The contention that DRM doesn't stop piracy and therefore should be abandoned is false an misleading, and yet it repeated constantly by anti-DRM zealots.
It is absolutely true that DRM will likely never totally prevent piracy. With enough time and effort, virtually any DRM can be cracked. Of course, that's not the reason DRM exists, and that's why the entire line of argument is a straw man.
DRM very effectively prevents casual piracy and counterfeiting. Windows Activation, for instance, effectively prevents the average computer user from sharing their copy of Windows with their buddy, as well as allows users to accurately tell if they were sold a counterfeit copy.
Does the application of DRM to a software product result in the overall piracy rates of the product changing? That's a hard question to answer if only because casual piracy is virtually impossible to track.
It's fairly easy to track torrent downloads, but no so easy to track how often somebody casually lends an installation CD to somebody else. Studies of traditional piracy suggests that applying DRM doesn't affect the types of piracy that are easy to keep track of publicly.
Casual copying can really only be detected if the product in some way communicates back with the company that created it, or if there are mechanisms in place to audit large numbers of users in some way. Indeed, companies like Microsoft do both of these things. Microsoft claims that Windows Activation in Vista reduces casual piracy and counterfeiting by 50% over XP's Activation process. Even if that figure is off by an order of magnitude, it still makes a lot of sense for Microsoft to pursue these measures.
In the case of digital content distribution software, like Apple's iTunes or Microsoft's Zune Marketplace, DRM may do very little to decrease piracy overall, but these services simply wouldn't exist without DRM. Content creators (record labels, TV producers, etc) would not allow Apple or Microsoft to distribute their content digitally without some safeguards against trivial and casual piracy of that content. It's one thing for somebody to buy a CD, rip it, and create a torrent of it, but it's a far bigger problem if that same person had unrestricted access to 2 million songs that they could then download and redistribute and at ease. Whether that same content is available in bits and pieces via piracy sites is not the question (it obviously is), it's the ease of access and redistribution that a something like iTunes or the Zune Marketplace would provide to would be pirates if there was no DRM applied to those services.
DRM is meant to raise the barrier just enough to prevent casual piracy ("don't copy that floppy!"), and to make media companies happy enough to allow digital music companies like Apple and Microsoft to provide huge content libraries for distribution. It seems that, for now, it is accomplishing these goals. If it weren't, that funky thing called economics would dictate that companies stop using it.

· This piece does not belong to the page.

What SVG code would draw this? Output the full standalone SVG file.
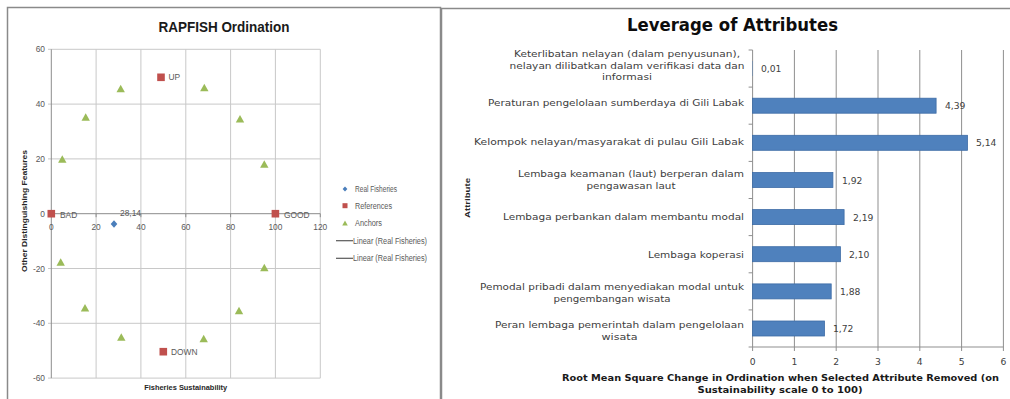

I realize that anti-DRM zealots really want to make as big a stink as possible, either because of some silly ideological stance or because of a previous bad experience. Fine, if you manage to convince enough people that DRM is evil, maybe companies will stop using it. But stop saying that it doesn't work. It does. And, honestly, most computer users couldn't care less about DRM as long as it doesn't get in the way of them doing things they think they shouldn't reasonably be allowed to do.